After winning a medal or topping a podium, athletes will ask themselves ‘What next?’.
Middle-distance great Faith Kipyegon, a three-time Olympic gold medallist and a five-time world champion over 1500m and 5000m, has faced that question more times than most elite runners.
The 32-year-old Kenyan is now focusing some of her efforts off the track after announcing plans to build a maternity facility in her hometown Keringet.
Women living there have had to travel about 35km (21.75 miles) to access hospital care, putting mothers and new-borns at risk, and the new facility, named the Dare to Dream Maternity Ward, will provide safer births.
“While growing up in Keringet and actually still today, I see something that breaks my heart far too often. I see women go into labour full of hope, carrying life, carrying dreams and too many times, they come back empty-handed,” Kipyegon said.

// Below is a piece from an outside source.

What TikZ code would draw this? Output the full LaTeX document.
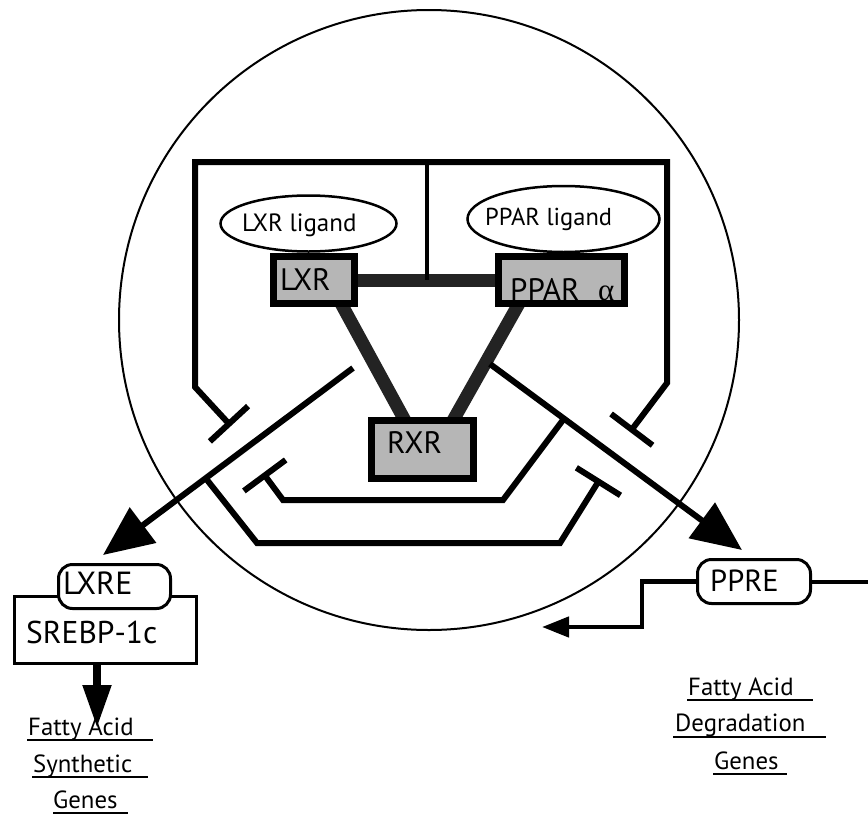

“Not because they did anything wrong. But because the care they needed was too far away, too limited, or simply not good enough.

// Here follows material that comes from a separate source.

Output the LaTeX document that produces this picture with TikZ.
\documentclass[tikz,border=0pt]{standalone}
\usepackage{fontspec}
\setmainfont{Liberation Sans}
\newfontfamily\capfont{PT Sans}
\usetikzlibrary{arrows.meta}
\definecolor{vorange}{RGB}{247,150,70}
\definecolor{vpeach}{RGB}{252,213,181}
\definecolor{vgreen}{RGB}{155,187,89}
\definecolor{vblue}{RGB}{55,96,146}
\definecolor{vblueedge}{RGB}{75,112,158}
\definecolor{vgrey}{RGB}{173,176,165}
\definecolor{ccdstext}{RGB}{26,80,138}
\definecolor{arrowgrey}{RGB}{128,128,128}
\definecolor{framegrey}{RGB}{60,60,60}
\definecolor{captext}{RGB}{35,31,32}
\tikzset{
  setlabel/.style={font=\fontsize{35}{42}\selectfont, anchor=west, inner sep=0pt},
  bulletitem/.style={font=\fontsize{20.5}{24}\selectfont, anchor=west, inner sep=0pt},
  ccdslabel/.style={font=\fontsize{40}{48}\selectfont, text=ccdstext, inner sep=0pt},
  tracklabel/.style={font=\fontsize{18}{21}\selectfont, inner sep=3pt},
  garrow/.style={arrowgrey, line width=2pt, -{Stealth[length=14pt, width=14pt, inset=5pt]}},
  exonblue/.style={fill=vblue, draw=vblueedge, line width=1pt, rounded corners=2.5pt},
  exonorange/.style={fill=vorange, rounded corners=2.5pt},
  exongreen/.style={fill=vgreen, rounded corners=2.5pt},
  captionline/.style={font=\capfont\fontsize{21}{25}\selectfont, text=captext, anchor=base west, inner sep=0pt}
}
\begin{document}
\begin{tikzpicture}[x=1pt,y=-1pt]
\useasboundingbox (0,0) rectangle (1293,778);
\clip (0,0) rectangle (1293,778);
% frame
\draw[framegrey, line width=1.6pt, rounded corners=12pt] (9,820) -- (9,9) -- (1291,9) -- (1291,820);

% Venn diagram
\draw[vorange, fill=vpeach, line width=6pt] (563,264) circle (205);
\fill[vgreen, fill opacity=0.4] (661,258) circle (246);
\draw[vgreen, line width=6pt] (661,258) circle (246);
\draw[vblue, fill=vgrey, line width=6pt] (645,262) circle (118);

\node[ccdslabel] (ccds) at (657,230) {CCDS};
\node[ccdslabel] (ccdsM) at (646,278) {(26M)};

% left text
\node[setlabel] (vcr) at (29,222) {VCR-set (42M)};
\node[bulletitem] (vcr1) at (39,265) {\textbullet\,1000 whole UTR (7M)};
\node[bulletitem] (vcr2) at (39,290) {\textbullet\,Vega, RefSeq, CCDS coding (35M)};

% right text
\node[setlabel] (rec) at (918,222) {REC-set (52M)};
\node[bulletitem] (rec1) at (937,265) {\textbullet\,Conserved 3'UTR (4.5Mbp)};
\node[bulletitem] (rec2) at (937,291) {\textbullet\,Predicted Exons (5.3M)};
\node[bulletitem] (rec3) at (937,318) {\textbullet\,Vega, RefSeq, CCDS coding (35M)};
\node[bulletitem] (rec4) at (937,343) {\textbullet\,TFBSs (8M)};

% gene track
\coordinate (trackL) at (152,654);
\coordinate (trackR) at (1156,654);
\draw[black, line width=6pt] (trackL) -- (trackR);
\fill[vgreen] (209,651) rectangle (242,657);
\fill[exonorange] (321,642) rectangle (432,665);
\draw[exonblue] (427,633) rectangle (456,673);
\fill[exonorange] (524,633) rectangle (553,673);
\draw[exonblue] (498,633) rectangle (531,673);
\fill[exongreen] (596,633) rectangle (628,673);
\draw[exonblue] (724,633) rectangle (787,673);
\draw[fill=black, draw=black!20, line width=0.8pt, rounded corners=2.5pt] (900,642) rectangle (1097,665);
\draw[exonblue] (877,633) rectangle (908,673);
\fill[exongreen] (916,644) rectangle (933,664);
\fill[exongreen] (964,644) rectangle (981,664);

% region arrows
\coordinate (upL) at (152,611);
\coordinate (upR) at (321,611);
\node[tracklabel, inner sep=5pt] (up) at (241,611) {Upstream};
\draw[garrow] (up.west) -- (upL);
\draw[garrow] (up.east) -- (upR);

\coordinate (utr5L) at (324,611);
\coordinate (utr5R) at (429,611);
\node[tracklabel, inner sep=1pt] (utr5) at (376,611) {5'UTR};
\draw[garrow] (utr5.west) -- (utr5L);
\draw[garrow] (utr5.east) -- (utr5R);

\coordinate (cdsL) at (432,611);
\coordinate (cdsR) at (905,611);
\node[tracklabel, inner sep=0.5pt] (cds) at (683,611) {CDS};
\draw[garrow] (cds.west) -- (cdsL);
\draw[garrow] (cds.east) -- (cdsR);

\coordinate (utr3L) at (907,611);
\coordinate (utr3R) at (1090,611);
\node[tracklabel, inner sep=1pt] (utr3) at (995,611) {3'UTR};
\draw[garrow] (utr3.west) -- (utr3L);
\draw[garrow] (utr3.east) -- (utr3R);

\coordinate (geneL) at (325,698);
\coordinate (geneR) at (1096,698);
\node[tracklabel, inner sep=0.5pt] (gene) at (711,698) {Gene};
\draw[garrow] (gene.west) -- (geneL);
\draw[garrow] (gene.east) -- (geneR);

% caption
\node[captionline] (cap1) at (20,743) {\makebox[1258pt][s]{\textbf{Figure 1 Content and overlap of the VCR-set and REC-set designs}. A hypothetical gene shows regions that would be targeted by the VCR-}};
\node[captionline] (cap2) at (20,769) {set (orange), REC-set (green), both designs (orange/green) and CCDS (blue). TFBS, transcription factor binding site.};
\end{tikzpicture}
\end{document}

“Many give birth without proper facilities, without enough medical support, without dignity or safety.
“And the price of that is paid by mothers, by babies, by families and therefore by our future.”
Kipyegon, whose daughter Alyn was born in 2018, took part in a groundbreaking ceremony for the facility on Sunday which included a children’s Cross Country event.
The Dare to Dream Maternity Ward will be funded by Kipyegon’s shoe partner Nike as a legacy project after the Kenyan fell short in her bid to become the first woman in history to run a sub-four-minute mile in Paris in June last year.
“It’s a commitment to mothers, to local families, and to the next generation,” said Tanya Hvizdak, global head of running for Nike.
“Because when women have safe, dignified care in childbirth, entire communities rise up around them.”